I think we have to find a way to make this clearer in the documentation (and perhaps in Certbot’s own output – for example, it should possibly be an error to combine --csr with --keep, --expand, or --force-renew at all, as those are all supposed to relate to existing certificate lineages that Certbot knows about, while --csr doesn’t!).

So the only way to renew with CSR is to run it “manually” once a 60 days?

That’s correct. We should definitely find a way to make this clearer.

(However, you can make your own script or cron job to run it for you if you’re comfortable with shell scripting.)

Thanks for pointing me at this thread, and thanks for the clarification. I am running a project to encourage people to adopt DNSSEC+DANE on their E-mail servers, possibly using LE certificates, and this not good news - it makes thing relatively complex, though one can script the renewal process and run it just once every 30-60 days.

Would it be so hard to implement a “managed CSR” or “stable key” mode in Certbot? In a “managed CSR” mode, you would supply the private key and CSR at the first creation of the LE certificate for that name; in a “stable key” mode, you would create certificates as usual, but Certbot would “take a note” not to recreate the private key when renewing. In both modes, Certbot would store everything (including the CSR) in the usual directories, and manage renewals directly with the usual logic, except for starting from the existing CSR / not recreating the private key. So these could just be --options in the creation/renewal command.

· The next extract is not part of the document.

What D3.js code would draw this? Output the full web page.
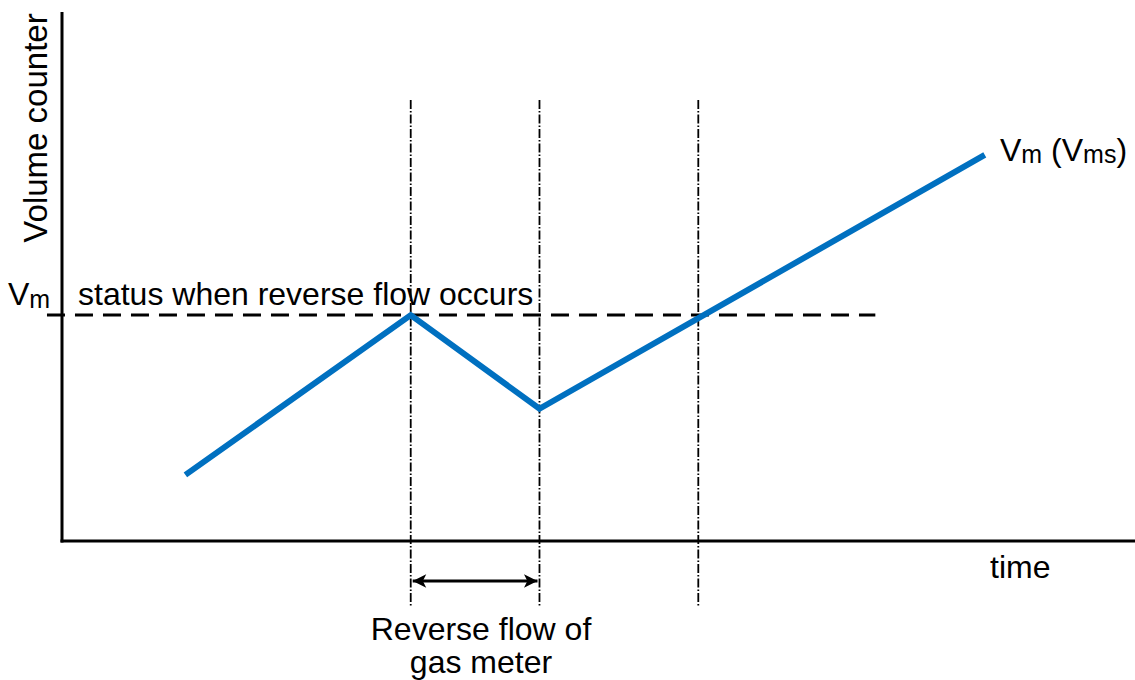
<!DOCTYPE html>
<html>
<head>
<meta charset="utf-8">
<script src="https://cdn.jsdelivr.net/npm/d3@7"></script>
<style>
  body { margin: 0; background: #fff; }
  text { font-family: Arial, "Liberation Sans", sans-serif; fill: #000; }
</style>
</head>
<body>
<svg id="chart" width="1135" height="680"></svg>
<script>
// volume counter curve (arbitrary units)
const times = [11.5, 32.5, 44.5, 86];
const volumes = [12.5, 42.7, 25, 73];
// reverse flow start, end, and the moment Vm is reached again
const markerTimes = [32.5, 44.5, 59.3];
const vmLevel = 42.7;

const svg = d3.select("#chart");

let x = d3.scaleLinear().domain([0, 100]).range([62, 1135]);
let y = d3.scaleLinear().domain([0, 100]).range([541, 12]);

let data = times.map((t, i) => ({t: t, v: volumes[i]}));

// axes (no ticks)
svg.append("line")
  .attr("x1", x(0)).attr("x2", x(0))
  .attr("y1", y(100)).attr("y2", y(0) + 1.5)
  .attr("stroke", "#000").attr("stroke-width", 3);
svg.append("line")
  .attr("x1", x(0) - 1.5).attr("x2", x(100))
  .attr("y1", y(0)).attr("y2", y(0))
  .attr("stroke", "#000").attr("stroke-width", 3);

// vertical dash-dot markers
svg.selectAll(".marker")
  .data(markerTimes)
  .join("line")
  .attr("class", "marker")
  .attr("x1", d => x(d)).attr("x2", d => x(d))
  .attr("y1", 100).attr("y2", 606)
  .attr("stroke", "#000")
  .attr("stroke-width", 1.8)
  .attr("stroke-dasharray", "9,2,1.5,2");

// Vm dashed level
svg.append("line")
  .attr("x1", x(-1.4)).attr("x2", x(75.8))
  .attr("y1", y(vmLevel)).attr("y2", y(vmLevel))
  .attr("stroke", "#000").attr("stroke-width", 3)
  .attr("stroke-dasharray", "18,10");

// the volume line
let lineGen = d3.line().x(d => x(d.t)).y(d => y(d.v));
svg.append("path")
  .datum(data)
  .attr("d", lineGen)
  .attr("fill", "none")
  .attr("stroke", "#0070C0")
  .attr("stroke-width", 6)
  .attr("stroke-linejoin", "miter");

// double arrow for reverse flow
const defs = svg.append("defs");
defs.append("marker")
  .attr("id", "head")
  .attr("viewBox", "0 0 10 10")
  .attr("refX", 10).attr("refY", 5)
  .attr("markerWidth", 6).attr("markerHeight", 4.5)
  .attr("markerUnits", "strokeWidth")
  .attr("orient", "auto-start-reverse")
  .append("path")
  .attr("d", "M0,0 L10,5 L0,10 L2.5,5 Z")
  .attr("fill", "#000");

svg.append("line")
  .attr("x1", x(markerTimes[0]) + 2).attr("x2", x(markerTimes[1]) - 2)
  .attr("y1", 581).attr("y2", 581)
  .attr("stroke", "#000").attr("stroke-width", 3)
  .attr("marker-start", "url(#head)")
  .attr("marker-end", "url(#head)");

// labels
svg.append("text")
  .attr("transform", "translate(47,128) rotate(-90)")
  .attr("text-anchor", "middle")
  .attr("font-size", 33)
  .text("Volume counter");

let vm = svg.append("text").attr("x", 8).attr("y", 305).attr("font-size", 32);
vm.append("tspan").text("V");
vm.append("tspan").attr("font-size", 25).attr("dy", 3).text("m");

svg.append("text")
  .attr("x", 78).attr("y", 305)
  .attr("font-size", 32)
  .text("status when reverse flow occurs");

let vms = svg.append("text").attr("x", 1000).attr("y", 161).attr("font-size", 32);
vms.append("tspan").text("V");
vms.append("tspan").attr("font-size", 25).attr("dy", 2).text("m");
vms.append("tspan").attr("dy", -2).text(" (V");
vms.append("tspan").attr("font-size", 25).attr("dy", 2).text("ms");
vms.append("tspan").attr("dy", -2).text(")");

svg.append("text")
  .attr("x", 990).attr("y", 578)
  .attr("font-size", 32)
  .text("time");

svg.append("text")
  .attr("x", 481).attr("y", 640)
  .attr("text-anchor", "middle")
  .attr("font-size", 32)
  .text("Reverse flow of");
svg.append("text")
  .attr("x", 481).attr("y", 673)
  .attr("text-anchor", "middle")
  .attr("font-size", 32)
  .text("gas meter");
</script>
</body>
</html>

And even if you couldn’t do this, just an --option to overwrite existing certificates, rather than writing new files with new names, would already be helpful, avoiding the need to update a symlink or even manually update the configuration in Postfix/whatever server uses the certs.

You could use one of the alternate clients many of which allow you to use the existing key ( I know GetSSL, which I wrote, does this by default).

I’m sure certbot will improve in this area though over time :slight_smile:

We have a ticket to add a --reuse-key in Certbot. I was going to do this but we have an outside contributor working on the task now; I’ll try to check in on it when I get back from my trip.

You can follow progress on this or add comments at

Thanks to @serverco for the suggestion of software that already provides this feature. I’ll try to mention this myself in #3788.